Distributed ledger technology should enable instant settlement – so wouldn’t it make clearing unnecessary? A panel session at the ongoing clearing expert conference WFEClear in Seoul had a different picture to give. Many of the capabilities of DLT could well fit the fundamental risk-mitigation role of CCP clearinghouses like a glove.
Our coverage of WFEClear 2025 is gathered here.
“CCPs will be a little bit different and will have to adapt, but it is not that all of a sudden they will be gone.”
Belgian supervisory authority represenative (and PostTrade 360° columnist, of course) Randy Priem started by pointing to values of clearing which will not go away with increasing use of DLT: how CCPs also provide the advantage of netting, and how they manage variation margin to safeguard the value of derivatives position against market swings.
In a Wednesday session labelled “Predicting The Future CCP: DLT, Atomic Settlement, Disintermediation, and Auto-Liquidation”, Randy shared the stage with fellow panellists …
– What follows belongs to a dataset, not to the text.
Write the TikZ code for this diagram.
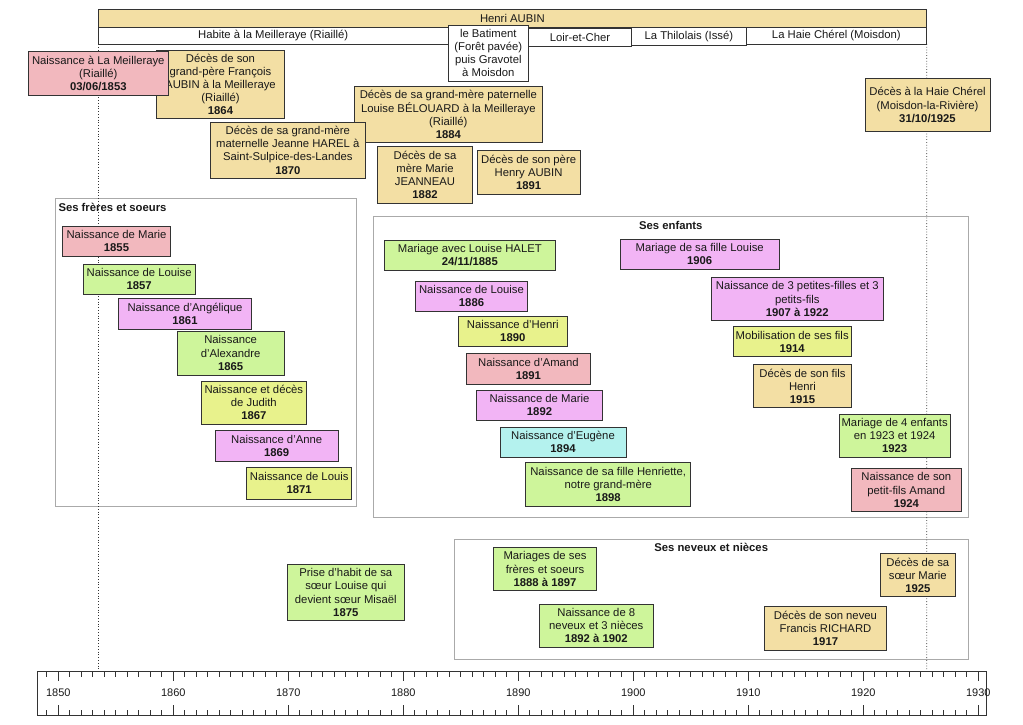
\documentclass[tikz,border=0pt]{standalone}
\usepackage{fontspec}
\setmainfont{Liberation Sans}
\usetikzlibrary{positioning}
\definecolor{tanc}{RGB}{243,223,164}
\definecolor{pinkc}{RGB}{242,184,190}
\definecolor{greenc}{RGB}{206,245,155}
\definecolor{limec}{RGB}{232,242,140}
\definecolor{magc}{RGB}{242,180,245}
\definecolor{cyanc}{RGB}{180,242,238}
\definecolor{framec}{RGB}{170,170,170}
\begin{document}
\begin{tikzpicture}[x=1pt,y=-1pt,
  txt/.style={font=\fontsize{11.3}{13.1}\selectfont,text=black!90},
  evt/.style={txt,draw=black!80,line width=0.9pt,anchor=north west,inner sep=0pt,outer sep=0pt,align=center},
  place/.style={evt,fill=white},
  group/.style={draw=framec,line width=0.9pt},
  grouptitle/.style={txt,font=\fontsize{11.3}{13.1}\selectfont\bfseries,inner sep=0pt},
  lifeline/.style={dotted,line width=0.8pt,black!80},
  yr/.style={txt,font=\fontsize{11}{12}\selectfont,inner sep=0pt}]
\useasboundingbox (0,0) rectangle (1023,725);
% groups
\draw[group] (55,198.3) rectangle (356.7,506.7);
\draw[group] (373.3,216) rectangle (968.3,517.8);
\draw[group] (454,539.3) rectangle (968.3,659.7);
\node[grouptitle,anchor=west] (tfreres) at (58.3,207.7) {Ses frères et soeurs};
\node[grouptitle] (tenfants) at (670.8,225) {Ses enfants};
\node[grouptitle] (tneveux) at (711.2,547.5) {Ses neveux et nièces};
% ruler
\coordinate (axisL) at (98,671);
\coordinate (axisR) at (926.7,671);
\draw[line width=0.9pt,black!80] (37.3,671) rectangle (986.7,715);
\foreach \a in {1849,...,1930}{
  \pgfmathsetmacro\xx{58.3+(\a-1850)*11.5}
  \pgfmathsetmacro\len{mod(\a,10)==0 ? 10 : 5.5}
  \draw[line width=0.8pt,black!80] (\xx,671) -- ++(0,\len);
  \draw[line width=0.8pt,black!80] (\xx,715) -- ++(0,-\len);
}
\foreach \a in {1850,1860,...,1930}
  \node[yr] at ({58.3+(\a-1850)*11.5},693) {\a};
% life
\node[evt,fill=tanc,minimum width=828.7pt,minimum height=17.5pt] (henri) at (98,9.5) {Henri AUBIN};
\node[place,minimum width=350.3pt,minimum height=17pt] (habite) at (98,27) {Habite à la Meilleraye (Riaillé)};
\node[place,minimum width=103.4pt,minimum height=17.7pt] (loir) at (528.3,28.3) {Loir-et-Cher};
\node[place,minimum width=114.3pt,minimum height=17.7pt] (thilolais) at (631.7,27.3) {La Thilolais (Issé)};
\node[place,minimum width=180.7pt,minimum height=16.7pt] (haie) at (746,27.3) {La Haie Chérel (Moisdon)};
\node[place,minimum width=80pt,minimum height=56pt] (batiment) at (448.3,25) {le Batiment\\(Forêt pavée)\\puis Gravotel\\à Moisdon};
\draw[lifeline] (habite.south west) -- (axisL);
\draw[lifeline] (haie.south east) -- (axisR);
% events
\node[evt,fill=tanc,minimum width=127.6pt,minimum height=68.3pt] (gpfrancois) at (156.7,50) {Décès de son\\grand-père François\\AUBIN à la Meilleraye\\(Riaillé)\\\textbf{1864}};
\node[evt,fill=pinkc,minimum width=140pt,minimum height=43.3pt] (naissance) at (28.3,51.7) {Naissance à La Meilleraye\\(Riaillé)\\\textbf{03/06/1853}};
\node[evt,fill=tanc,minimum width=188.7pt,minimum height=55.6pt] (gmbelouard) at (354,86.7) {Décès de sa grand-mère paternelle\\Louise BÉLOUARD à la Meilleraye\\(Riaillé)\\\textbf{1884}};
\node[evt,fill=tanc,minimum width=154.3pt,minimum height=56pt] (gmharel) at (210.7,122.3) {Décès de sa grand-mère\\maternelle Jeanne HAREL à\\Saint-Sulpice-des-Landes\\\textbf{1870}};
\node[evt,fill=tanc,minimum width=95.4pt,minimum height=56.3pt] (mere) at (377.3,146.7) {Décès de sa\\mère Marie\\JEANNEAU\\\textbf{1882}};
\node[evt,fill=tanc,minimum width=102.7pt,minimum height=44pt] (pere) at (477.3,150) {Décès de son père\\Henry AUBIN\\\textbf{1891}};
\node[evt,fill=tanc,minimum width=125pt,minimum height=53.4pt] (deces) at (865,78.3) {Décès à la Haie Chérel\\(Moisdon-la-Rivière)\\\textbf{31/10/1925}};
% freres et soeurs
\node[evt,fill=pinkc,minimum width=108.4pt,minimum height=30.7pt] (fmarie) at (62.3,226) {Naissance de Marie\\\textbf{1855}};
\node[evt,fill=greenc,minimum width=111.7pt,minimum height=30.3pt] (flouise) at (83.3,264) {Naissance de Louise\\\textbf{1857}};
\node[evt,fill=magc,minimum width=133.4pt,minimum height=30.7pt] (fangelique) at (118.3,298.3) {Naissance d'Angélique\\\textbf{1861}};
\node[evt,fill=greenc,minimum width=106.7pt,minimum height=44pt] (falexandre) at (177.3,331) {Naissance\\d'Alexandre\\\textbf{1865}};
\node[evt,fill=limec,minimum width=105.7pt,minimum height=43.3pt] (fjudith) at (201,381) {Naissance et décès\\de Judith\\\textbf{1867}};
\node[evt,fill=magc,minimum width=123.3pt,minimum height=31.4pt] (fanne) at (215,430.3) {Naissance d'Anne\\\textbf{1869}};
\node[evt,fill=limec,minimum width=105pt,minimum height=31.3pt] (flouis) at (246.7,467.7) {Naissance de Louis\\\textbf{1871}};
% enfants
\node[evt,fill=greenc,minimum width=171.7pt,minimum height=30.7pt] (mariage) at (384,240) {Mariage avec Louise HALET\\\textbf{24/11/1885}};
\node[evt,fill=magc,minimum width=111.6pt,minimum height=30pt] (elouise) at (415.7,281) {Naissance de Louise\\\textbf{1886}};
\node[evt,fill=limec,minimum width=109pt,minimum height=30pt] (ehenri) at (458.3,316) {Naissance d'Henri\\\textbf{1890}};
\node[evt,fill=pinkc,minimum width=123.3pt,minimum height=30.7pt] (eamand) at (466.7,353.3) {Naissance d'Amand\\\textbf{1891}};
\node[evt,fill=magc,minimum width=125.6pt,minimum height=30.7pt] (emarie) at (476.7,390) {Naissance de Marie\\\textbf{1892}};
\node[evt,fill=cyanc,minimum width=126pt,minimum height=30pt] (eeugene) at (500,427.3) {Naissance d'Eugène\\\textbf{1894}};
\node[evt,fill=greenc,minimum width=165pt,minimum height=44pt] (ehenriette) at (525.7,462.7) {Naissance de sa fille Henriette,\\notre grand-mère\\\textbf{1898}};
\node[evt,fill=magc,minimum width=159.3pt,minimum height=30.3pt] (emariage) at (620,239) {Mariage de sa fille Louise\\\textbf{1906}};
\node[evt,fill=magc,minimum width=172pt,minimum height=43.4pt] (epetits) at (711.3,277.3) {Naissance de 3 petites-filles et 3\\petits-fils\\\textbf{1907 à 1922}};
\node[evt,fill=limec,minimum width=117.7pt,minimum height=30pt] (emobil) at (733.3,326.7) {Mobilisation de ses fils\\\textbf{1914}};
\node[evt,fill=tanc,minimum width=98.4pt,minimum height=43.4pt] (efils) at (753.3,364.3) {Décès de son fils\\Henri\\\textbf{1915}};
\node[evt,fill=greenc,minimum width=110.7pt,minimum height=43.3pt] (equatre) at (839.3,414) {Mariage de 4 enfants\\en 1923 et 1924\\\textbf{1923}};
\node[evt,fill=pinkc,minimum width=109.3pt,minimum height=43.4pt] (eamandpf) at (851.7,468.3) {Naissance de son\\petit-fils Amand\\\textbf{1924}};
% neveux et nieces
\node[evt,fill=greenc,minimum width=117pt,minimum height=56.4pt] (habit) at (287.3,564.3) {Prise d'habit de sa\\sœur Louise qui\\devient sœur Misaël\\\textbf{1875}};
\node[evt,fill=greenc,minimum width=103.4pt,minimum height=43.4pt] (nmariages) at (493.3,547.3) {Mariages de ses\\frères et soeurs\\\textbf{1888 à 1897}};
\node[evt,fill=greenc,minimum width=114pt,minimum height=43.3pt] (nneveux) at (539.3,604) {Naissance de 8\\neveux et 3 nièces\\\textbf{1892 à 1902}};
\node[evt,fill=tanc,minimum width=75.7pt,minimum height=43.4pt] (nmarie) at (880,553.3) {Décès de sa\\sœur Marie\\\textbf{1925}};
\node[evt,fill=tanc,minimum width=122.4pt,minimum height=43.3pt] (nfrancis) at (764.3,606.7) {Décès de son neveu\\Francis RICHARD\\\textbf{1917}};
\end{tikzpicture}
\end{document}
Julie Schoening, Global Head of Risk and Compliance, Graviton Research Capital, and
Massimo Morini, Professor of Blockchain & Cryptocurrencies, USI Lugano, in discussion led by Angelina Kwan, Senior Advisor, IMC Asia Pacific.
Randy’s more formal title is Markets & Post-Trading Unit Coordinator, with the Belgian Financial Services & Markets Authority (FSMA).
The reason we have problems getting old and new infrastructures to speak is that they come from such different places, but in the future it will not need to be so, suggested Massimo Morini.
Angelina Kwan agreed (asked for her own view by Julie Schoening despite her moderator role), foreseeing that those DLT-based marketplace innovators who survive the current era will be regulated into domains more similar to the traditional securities landscape.
“And you are now seeing them being mimicked by [traditional players such as] Deutsche Börse and State Street … ”
The strict rule setting that is possible on DLT platforms could serve efficiency well, also in the traditional finance world. Auto-liquidation of under-collateralised positions could be a useful capability.
This said, Julie Schoening emphasised that a lot of the functional progress associated with DLT, such as radically accelerated settlement, could be supported just as well by non-DLT technologies. Today’s standard settlement cycles at T+1 or T+2 are not limited by technology, she argued, but are “entirely human and cultural”.